Da molto tempo, ormai, è evidente che il guasto maggiore nell’assetto dei servizi di salute mentale è divenuto il ricorso illimitato, confuso e costosissimo a queste strutture. La conseguenza ancora peggiore è la delega totale della gestione, della cura, delle risorse al privato, sociale o mercantile che sia.
Le strutture residenziali hanno avuto in questi ultimi anni, in particolare dopo il 1998, a seguito della definitiva chiusura degli ospedali psichiatrici, una notevole crescita numerica: dalla ricerca Progres residenze (Iss, 2001), i posti-residenza nelle Regioni risultavano essere circa 17.000. Da allora l’espansione si è rivelata inarrestabile.
Il numero, anche se non verificato, è comunque rilevantissimo. Oltre 20.000 persone (forse 30.000) che, a vario titolo, sono ospitate in strutture residenziali.
I tempi di permanenza, meglio si direbbe di ricovero se non di internamento, diventano sempre più consistenti. Vi sono persone, e non sono poche, che in queste strutture rimangono inerti da più di 30 anni. In quasi tutte le Regioni questa scelta, la scelta della residenza comunitaria, che originariamente è stata perfino affascinante per molti giovani operatori, attratti dalla suggestione della “comunità”, dell’accoglienza, della convivenza, è diventata un affare di dimensioni spesso mal gestibili proprio dagli stessi Dipartimenti e dalle amministrazioni che le hanno fatto nascere. Un numero rilevante di operatori – accompagnatori, tecnici, psicologi, psichiatri, infermieri – è impegnato in questo esteso arcipelago. E, come isole lontane, queste strutture hanno perduto il contatto con la terra ferma, col servizio pubblico, col DSM, con una qualsivoglia razionale attenzione a un progetto articolato e condiviso.
Alcune strutture residenziali appaiono sovradimensionate nel numero, lontane dalla quotidianità dei paesi e dei quartieri, anonime, prive di oggetti, regolate ancora da logiche manicomiali. Spesso separate dal Centro di salute mentale, con équipe del tutto distinte e con profili professionali inadeguati, operano in una totale e indiscussa autoreferenzialità. Sono luoghi che non possono, per come sono costituite, dare sbocco alcuno a forme di abitare e di convivenza più autonome e meglio integrate nella comunità.
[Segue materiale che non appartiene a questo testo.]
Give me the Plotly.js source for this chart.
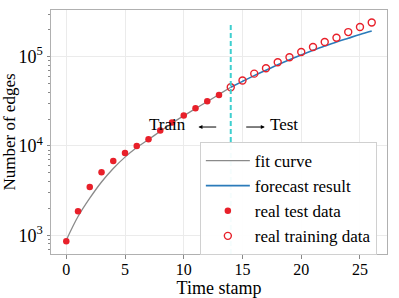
<!DOCTYPE html>
<html>
<head>
<meta charset="utf-8">
<script src="https://cdn.plot.ly/plotly-3.0.1.min.js"></script>
<style>html,body{margin:0;padding:0;background:#fff;}#chart{width:399px;height:298px;}</style>
</head>
<body>
<div id="chart"></div>
<script>
// Fit curve (time stamps 0..14)
const fitX = [0,1,2,3,4,5,6,7,8,9,10,11,12,13,14];
const fitY = [880,1620,2600,3950,5600,7500,9600,11800,14600,18000,21800,26200,31400,37800,45400];
// Forecast result (time stamps 14..26)
const foreX = [14,15,16,17,18,19,20,21,22,23,24,25,26];
const foreY = [45400,52900,61400,70600,81200,92500,104500,117800,131500,146200,161100,177400,194100];
// Real test data (filled dots)
const testX = [0,1,2,3,4,5,6,7,8,9,10,11,12,13];
const testY = [857,1857,3476,5070,6790,8360,10000,11900,14900,18300,21900,26400,31600,37300];
// Real training data (open circles)
const trainX = [14,15,16,17,18,19,20,21,22,23,24,25,26];
const trainY = [45400,54200,64600,74100,86500,98400,112800,128200,145800,162900,188600,214800,242000];
// Y tick labels
const yTickVals = [1000,10000,100000];
const yTickText = ['10<sup>3</sup>','10<sup>4</sup>','10<sup>5</sup>'];
const yMinor = [700,800,900,2000,3000,4000,5000,6000,7000,8000,9000,20000,30000,40000,50000,60000,70000,80000,90000,200000,300000];
const splitX = 14;

const serif = "'Liberation Serif', 'Times New Roman', serif";
const red = '#e8202a';

const traces = [
  {x: fitX, y: fitY, mode: 'lines', name: 'fit curve', line: {color: '#8a8a8a', width: 1.3, shape: 'spline'}},
  {x: foreX, y: foreY, mode: 'lines', name: 'forecast result', line: {color: '#2b7bba', width: 1.6, shape: 'spline'}},
  {x: testX, y: testY, mode: 'markers', name: 'real test data', marker: {color: red, size: 6.5, line: {width: 0}}},
  {x: trainX, y: trainY, mode: 'markers', name: 'real training data', marker: {color: red, size: 7, symbol: 'circle-open', line: {color: red, width: 1.4}}}
];

const axisCommon = {
  showline: true, mirror: true, linecolor: '#b0b0b0', linewidth: 1,
  gridcolor: '#ebebeb', gridwidth: 1, zeroline: false,
  ticks: 'outside', ticklen: 3.5, tickcolor: '#888', tickwidth: 1
};

const layout = {
  width: 399, height: 298,
  margin: {l: 51, r: 12, t: 10, b: 44},
  paper_bgcolor: '#fff', plot_bgcolor: '#fff',
  font: {family: serif, color: '#000'},
  showlegend: true,
  xaxis: Object.assign({}, axisCommon, {
    range: [-1.3, 27.3], tickvals: [0,5,10,15,20,25],
    tickfont: {family: serif, size: 16, color: '#000'},
    ticklabelstandoff: -3,
    title: {text: 'Time stamp', font: {family: serif, size: 18}, standoff: 1}
  }),
  yaxis: Object.assign({}, axisCommon, {
    type: 'log', range: [2.79, 5.523],
    tickvals: yTickVals, ticktext: yTickText,
    tickfont: {family: serif, size: 18, color: '#000'},
    minor: {tickvals: yMinor, ticks: 'outside', ticklen: 2.5, tickcolor: '#888', showgrid: false},
    title: {text: 'Number of edges', font: {family: serif, size: 17}, standoff: 2}
  }),
  legend: {
    x: 0.443, y: 0.459, xanchor: 'left', yanchor: 'top',
    bgcolor: 'rgba(255,255,255,0.95)', bordercolor: '#d0d0d0', borderwidth: 1,
    font: {family: serif, size: 17}, tracegroupgap: 0, itemwidth: 44
  },
  shapes: [
    {type: 'line', xref: 'x', yref: 'paper', x0: splitX, x1: splitX, y0: 0, y1: 0.947,
     line: {color: '#3fcfcf', width: 2, dash: '5px,3px'}}
  ],
  annotations: [
    {x: 8.64, y: Math.log10(17300), xref: 'x', yref: 'y', text: 'Train', showarrow: false, font: {family: serif, size: 17}},
    {x: 11.25, y: Math.log10(16300), ax: 12.89, ay: Math.log10(16300), xref: 'x', yref: 'y', axref: 'x', ayref: 'y',
     text: '', showarrow: true, arrowhead: 2, arrowsize: 0.8, arrowwidth: 1, arrowcolor: '#000'},
    {x: 18.54, y: Math.log10(17300), xref: 'x', yref: 'y', text: 'Test', showarrow: false, font: {family: serif, size: 17}},
    {x: 16.9, y: Math.log10(16300), ax: 15.19, ay: Math.log10(16300), xref: 'x', yref: 'y', axref: 'x', ayref: 'y',
     text: '', showarrow: true, arrowhead: 2, arrowsize: 0.8, arrowwidth: 1, arrowcolor: '#000'}
  ]
};

Plotly.newPlot('chart', traces, layout, {displayModeBar: false, staticPlot: true});
</script>
</body>
</html>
In conseguenza dell’espansione residenziale sanitaria e delle scarse possibilità di dimissione dei pazienti accolti, le ASL finiscono per attuare deroghe di fatto alle normative nazionali e regionali sui tempi di ricovero, sulle dotazioni strutturali e di personale; anche i controlli in questo ambito sono, in alcuni casi, divenuti superficiali o addirittura inesistenti.
Molte strutture rischiano di diventare contenitori di emarginazione sociale della disabilità psichica, contrariamente alle finalità dichiarate, con conseguenti fenomeni di “wandering” istituzionale tra luoghi di ricovero.
L’offerta di ricoveri in cliniche private convenzionate con il Servizio sanitario nazionale, in alcune regioni al limite della scandalo, accessibili anche senza coordinamento da parte dei CSM, completano il quadro della residenzialità e rappresentano l’espansione di modelli di assistenza ospedaliera al di fuori della cultura territoriale dei progetti “obiettivo” e dei “piani” per la salute mentale “post legge 180″.